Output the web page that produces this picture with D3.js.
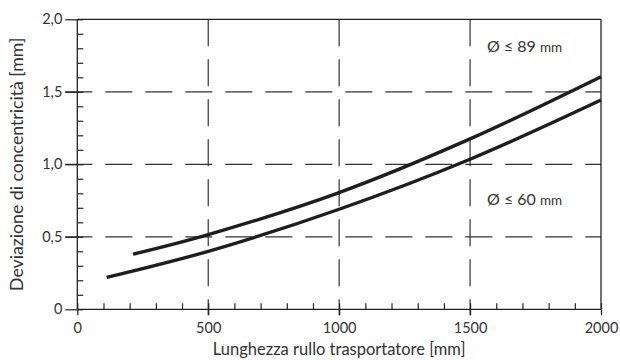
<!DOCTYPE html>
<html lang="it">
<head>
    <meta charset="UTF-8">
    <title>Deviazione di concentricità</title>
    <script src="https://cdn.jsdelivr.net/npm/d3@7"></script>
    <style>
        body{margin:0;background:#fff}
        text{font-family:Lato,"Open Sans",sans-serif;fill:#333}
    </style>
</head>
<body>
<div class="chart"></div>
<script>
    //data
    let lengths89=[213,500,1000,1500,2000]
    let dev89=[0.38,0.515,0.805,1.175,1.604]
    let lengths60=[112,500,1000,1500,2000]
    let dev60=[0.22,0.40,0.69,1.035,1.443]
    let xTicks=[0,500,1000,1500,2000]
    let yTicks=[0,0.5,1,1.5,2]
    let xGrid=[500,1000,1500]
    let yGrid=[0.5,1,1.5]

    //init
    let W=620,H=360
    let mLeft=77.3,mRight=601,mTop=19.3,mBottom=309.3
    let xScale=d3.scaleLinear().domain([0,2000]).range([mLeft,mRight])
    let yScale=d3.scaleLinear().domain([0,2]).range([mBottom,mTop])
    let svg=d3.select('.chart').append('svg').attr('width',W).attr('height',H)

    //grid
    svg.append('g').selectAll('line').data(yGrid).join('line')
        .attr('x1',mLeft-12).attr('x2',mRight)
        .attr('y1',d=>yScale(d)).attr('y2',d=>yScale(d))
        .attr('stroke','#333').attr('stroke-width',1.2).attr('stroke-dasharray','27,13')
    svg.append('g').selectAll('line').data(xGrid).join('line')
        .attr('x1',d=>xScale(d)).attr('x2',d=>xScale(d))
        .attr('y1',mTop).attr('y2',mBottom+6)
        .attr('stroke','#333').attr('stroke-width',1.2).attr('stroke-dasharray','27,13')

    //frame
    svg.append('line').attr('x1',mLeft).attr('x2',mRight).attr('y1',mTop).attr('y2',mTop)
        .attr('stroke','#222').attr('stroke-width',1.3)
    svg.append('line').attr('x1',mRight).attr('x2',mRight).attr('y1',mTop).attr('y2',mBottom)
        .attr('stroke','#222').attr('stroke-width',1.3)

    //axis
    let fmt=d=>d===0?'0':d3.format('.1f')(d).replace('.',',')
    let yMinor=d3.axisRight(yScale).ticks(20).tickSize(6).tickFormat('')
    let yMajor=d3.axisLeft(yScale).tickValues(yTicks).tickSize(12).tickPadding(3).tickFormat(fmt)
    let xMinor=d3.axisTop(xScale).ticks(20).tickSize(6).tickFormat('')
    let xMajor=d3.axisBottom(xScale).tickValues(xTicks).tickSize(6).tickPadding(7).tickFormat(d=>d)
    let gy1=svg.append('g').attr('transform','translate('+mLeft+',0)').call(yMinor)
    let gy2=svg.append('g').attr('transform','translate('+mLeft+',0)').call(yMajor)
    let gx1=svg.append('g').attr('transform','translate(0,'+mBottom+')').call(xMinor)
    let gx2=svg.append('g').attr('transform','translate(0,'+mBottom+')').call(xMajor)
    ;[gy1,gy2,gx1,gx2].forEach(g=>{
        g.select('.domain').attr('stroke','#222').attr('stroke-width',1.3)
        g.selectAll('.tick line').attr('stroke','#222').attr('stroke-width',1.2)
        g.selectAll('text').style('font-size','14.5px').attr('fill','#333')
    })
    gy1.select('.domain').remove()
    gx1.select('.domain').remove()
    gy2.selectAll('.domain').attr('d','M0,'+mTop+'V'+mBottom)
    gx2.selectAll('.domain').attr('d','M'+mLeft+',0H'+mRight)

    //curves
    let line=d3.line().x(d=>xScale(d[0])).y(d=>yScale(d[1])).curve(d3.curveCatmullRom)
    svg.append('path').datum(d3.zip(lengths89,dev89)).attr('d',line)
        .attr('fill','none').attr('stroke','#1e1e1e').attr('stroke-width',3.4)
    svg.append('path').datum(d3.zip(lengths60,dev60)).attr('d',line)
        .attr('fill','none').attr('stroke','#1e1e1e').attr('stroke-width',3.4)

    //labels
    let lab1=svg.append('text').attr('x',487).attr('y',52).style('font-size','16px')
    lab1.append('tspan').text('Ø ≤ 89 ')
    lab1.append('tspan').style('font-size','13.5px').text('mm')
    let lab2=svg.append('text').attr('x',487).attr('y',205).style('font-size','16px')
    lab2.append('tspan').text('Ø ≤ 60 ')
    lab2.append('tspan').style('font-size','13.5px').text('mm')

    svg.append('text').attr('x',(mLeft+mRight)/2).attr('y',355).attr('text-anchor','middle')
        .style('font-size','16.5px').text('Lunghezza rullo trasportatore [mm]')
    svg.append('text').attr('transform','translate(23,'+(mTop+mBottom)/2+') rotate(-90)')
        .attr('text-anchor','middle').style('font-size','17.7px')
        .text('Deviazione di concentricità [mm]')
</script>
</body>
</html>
^^^^^^^^^^^^^^^^
**WHAT TO WORK ON:**
Copy out all of the data word for word. Do not carry over any picture.

**EXPECTED ANSWER:**
Output the web page that produces this picture with D3.js.
<!DOCTYPE html>
<html lang="it">
<head>
    <meta charset="UTF-8">
    <title>Deviazione di concentricità</title>
    <script src="https://cdn.jsdelivr.net/npm/d3@7"></script>
    <style>
        body{margin:0;background:#fff}
        text{font-family:Lato,"Open Sans",sans-serif;fill:#333}
    </style>
</head>
<body>
<div class="chart"></div>
<script>
    //data
    let lengths89=[213,500,1000,1500,2000]
    let dev89=[0.38,0.515,0.805,1.175,1.604]
    let lengths60=[112,500,1000,1500,2000]
    let dev60=[0.22,0.40,0.69,1.035,1.443]
    let xTicks=[0,500,1000,1500,2000]
    let yTicks=[0,0.5,1,1.5,2]
    let xGrid=[500,1000,1500]
    let yGrid=[0.5,1,1.5]

    //init
    let W=620,H=360
    let mLeft=77.3,mRight=601,mTop=19.3,mBottom=309.3
    let xScale=d3.scaleLinear().domain([0,2000]).range([mLeft,mRight])
    let yScale=d3.scaleLinear().domain([0,2]).range([mBottom,mTop])
    let svg=d3.select('.chart').append('svg').attr('width',W).attr('height',H)

    //grid
    svg.append('g').selectAll('line').data(yGrid).join('line')
        .attr('x1',mLeft-12).attr('x2',mRight)
        .attr('y1',d=>yScale(d)).attr('y2',d=>yScale(d))
        .attr('stroke','#333').attr('stroke-width',1.2).attr('stroke-dasharray','27,13')
    svg.append('g').selectAll('line').data(xGrid).join('line')
        .attr('x1',d=>xScale(d)).attr('x2',d=>xScale(d))
        .attr('y1',mTop).attr('y2',mBottom+6)
        .attr('stroke','#333').attr('stroke-width',1.2).attr('stroke-dasharray','27,13')

    //frame
    svg.append('line').attr('x1',mLeft).attr('x2',mRight).attr('y1',mTop).attr('y2',mTop)
        .attr('stroke','#222').attr('stroke-width',1.3)
    svg.append('line').attr('x1',mRight).attr('x2',mRight).attr('y1',mTop).attr('y2',mBottom)
        .attr('stroke','#222').attr('stroke-width',1.3)

    //axis
    let fmt=d=>d===0?'0':d3.format('.1f')(d).replace('.',',')
    let yMinor=d3.axisRight(yScale).ticks(20).tickSize(6).tickFormat('')
    let yMajor=d3.axisLeft(yScale).tickValues(yTicks).tickSize(12).tickPadding(3).tickFormat(fmt)
    let xMinor=d3.axisTop(xScale).ticks(20).tickSize(6).tickFormat('')
    let xMajor=d3.axisBottom(xScale).tickValues(xTicks).tickSize(6).tickPadding(7).tickFormat(d=>d)
    let gy1=svg.append('g').attr('transform','translate('+mLeft+',0)').call(yMinor)
    let gy2=svg.append('g').attr('transform','translate('+mLeft+',0)').call(yMajor)
    let gx1=svg.append('g').attr('transform','translate(0,'+mBottom+')').call(xMinor)
    let gx2=svg.append('g').attr('transform','translate(0,'+mBottom+')').call(xMajor)
    ;[gy1,gy2,gx1,gx2].forEach(g=>{
        g.select('.domain').attr('stroke','#222').attr('stroke-width',1.3)
        g.selectAll('.tick line').attr('stroke','#222').attr('stroke-width',1.2)
        g.selectAll('text').style('font-size','14.5px').attr('fill','#333')
    })
    gy1.select('.domain').remove()
    gx1.select('.domain').remove()
    gy2.selectAll('.domain').attr('d','M0,'+mTop+'V'+mBottom)
    gx2.selectAll('.domain').attr('d','M'+mLeft+',0H'+mRight)

    //curves
    let line=d3.line().x(d=>xScale(d[0])).y(d=>yScale(d[1])).curve(d3.curveCatmullRom)
    svg.append('path').datum(d3.zip(lengths89,dev89)).attr('d',line)
        .attr('fill','none').attr('stroke','#1e1e1e').attr('stroke-width',3.4)
    svg.append('path').datum(d3.zip(lengths60,dev60)).attr('d',line)
        .attr('fill','none').attr('stroke','#1e1e1e').attr('stroke-width',3.4)

    //labels
    let lab1=svg.append('text').attr('x',487).attr('y',52).style('font-size','16px')
    lab1.append('tspan').text('Ø ≤ 89 ')
    lab1.append('tspan').style('font-size','13.5px').text('mm')
    let lab2=svg.append('text').attr('x',487).attr('y',205).style('font-size','16px')
    lab2.append('tspan').text('Ø ≤ 60 ')
    lab2.append('tspan').style('font-size','13.5px').text('mm')

    svg.append('text').attr('x',(mLeft+mRight)/2).attr('y',355).attr('text-anchor','middle')
        .style('font-size','16.5px').text('Lunghezza rullo trasportatore [mm]')
    svg.append('text').attr('transform','translate(23,'+(mTop+mBottom)/2+') rotate(-90)')
        .attr('text-anchor','middle').style('font-size','17.7px')
        .text('Deviazione di concentricità [mm]')
</script>
</body>
</html>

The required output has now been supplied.